The release of the Armenian journalist’s murderer portends a grim future, signalling the potential emergence of a new fascist figure, Agos newspaper editor Pakrat Estukyan suggested on Thursday.
The recent release of Ogün Samast, the convicted murderer of Agos Newspaper’s editor-in-chief Hrant Dink, has sparked controversy and criticism. Estukyan pointed out that Samast’s release reflects the Turkish government’s definition of a “desirable citizen”, hinting at a political bias in the decision.
Samast, who assassinated Dink in front of the Agos newspaper office on 19 January 2007, and was arrested the following day, has been released from Bolu F Type Prison after serving 16 years and 10 months. His release, deemed as a result of his ‘good conduct’, has reignited discussions about discriminatory practices in the execution of sentences for political and ill prisoners in Turkey, drawing widespread criticism from human rights advocates and various segments of society.
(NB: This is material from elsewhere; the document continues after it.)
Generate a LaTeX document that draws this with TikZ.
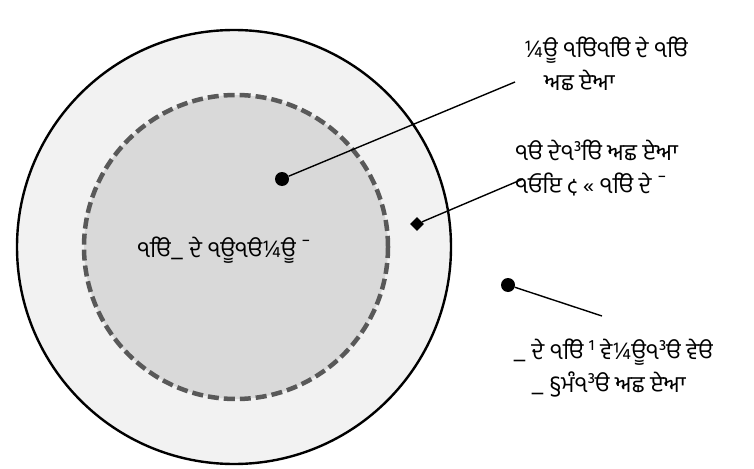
\documentclass[tikz,border=0pt]{standalone}
\usepackage{fontspec}
\newfontfamily\gurfont[Script=Gurmukhi]{Hind Jalandhar}
\usetikzlibrary{positioning,shapes.geometric}
\definecolor{outerfill}{HTML}{F2F2F2}
\definecolor{innerfill}{HTML}{D9D9D9}
\definecolor{dashgray}{HTML}{595959}
\tikzset{
  every picture/.style={line join=round},
  ring/.style={draw=black, line width=2.4pt, fill=outerfill},
  core/.style={draw=dashgray, line width=4.5pt, dash pattern=on 11pt off 5pt, fill=innerfill},
  dotmark/.style={circle, fill=black, inner sep=0pt, minimum size=14pt},
  boxmark/.style={diamond, fill=black, inner sep=0pt, minimum size=14pt},
  leader/.style={draw=black, line width=1.4pt},
  lbl/.style={font=\gurfont\fontsize{23}{33}\selectfont, align=left, inner sep=0pt},
}
\begin{document}
\begin{tikzpicture}[x=1pt,y=-1pt]
\useasboundingbox (0,0) rectangle (754,468);
% rings
\path[ring] (234,247) circle (217);
\path[core] (236,247) circle (152);
% markers
\node[dotmark] (coredot) at (282,179) {};
\node[boxmark] (edgemark) at (417,224) {};
\node[dotmark] (outdot) at (508,285) {};
% labels
\node[lbl, anchor=west] (toplbl) at (524,64) {¼ਊ ੧ੳਿ੧ੳਿ ਦੇ ੧ੳਿ\\\hspace{20pt}ਅਛ ਏਆ};
\node[lbl, anchor=west] (midlbl) at (515,168) {੧ੳ ਦੇ੧³ੳਿ ਅਛ ਏਆ\\੧ਓਇ ¢ « ੧ੳਿ ਦੇ ¯};
\node[lbl, anchor=west] (corelbl) at (137,250) {੧ੳਿ\_ ਦੇ ੧ਊ੧ੳ¼ਊ ¯};
\node[lbl, anchor=west] (outlbl) at (513,368) {\_ ਦੇ ੧ੳਿ ¹ ਵੇ¼ਊ੧³ੳ ਵੇੳ\\\hspace{18pt}\_ §ਮੰ੧³ੳ ਅਛ ਏਆ};
\coordinate (topend) at (515,82);
\coordinate (midend) at (523,179);
\coordinate (outend) at (602,316);
% leaders
\draw[leader] (coredot) -- (topend);
\draw[leader] (edgemark) -- (midend);
\draw[leader] (outdot) -- (outend);
\end{tikzpicture}
\end{document}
Estukyan, a close friend and ex-colleague of Dink, commented on the release, stating, “From the outset, Ogün Samast was seen as a ‘desirable citizen’ by the authorities due to his role in the Hrant Dink murder. His release, therefore, is not surprising. Despite being convicted of several charges related to the murder, these were subject to statute limitations, and he ultimately received an 11-year sentence. During his imprisonment, he was treated favourably, even getting married and advancing his personal life. Now, he has been released.”
Estukyan further highlighted the historical marginalisation and hate speech against Armenians in Turkey, noting that Samast’s release despite his crime carries significant implications. “This decision is not surprising for Armenians. We are aware of the persistent demonisation of our community. For us, Samast is a mere murderer, but for some, he is a national hero, celebrated for his nationalist fervour. This reflects the mindset that glorifies violent crimes against minorities.”
Addressing the broader implications of the case, Estukyan lamented the lack of accountability for those who instigated the murder. “Our demand in the Hrant Dink case has always been to prosecute those who ordered the killing. However, these figures have never been brought to light or tried. The judicial process has been manipulated from the beginning, with the Dink family’s and their lawyers’ requests for a broader investigation consistently denied. This reflects a long-standing politicisation of the judiciary in Turkey, where decisions are not made in line with international legal standards but rather based on nationalistic and state-protective motives.”
Concluding his remarks, Estukyan warned of the potential consequences of Samast’s release, saying, “Congratulations to the nation. We now potentially have a new fascist leader. If utilised effectively, he could emerge as a prominent figure in the MHP [Nationalist Movement Party], completing his transformation from a convicted murderer to a celebrated nationalist icon.”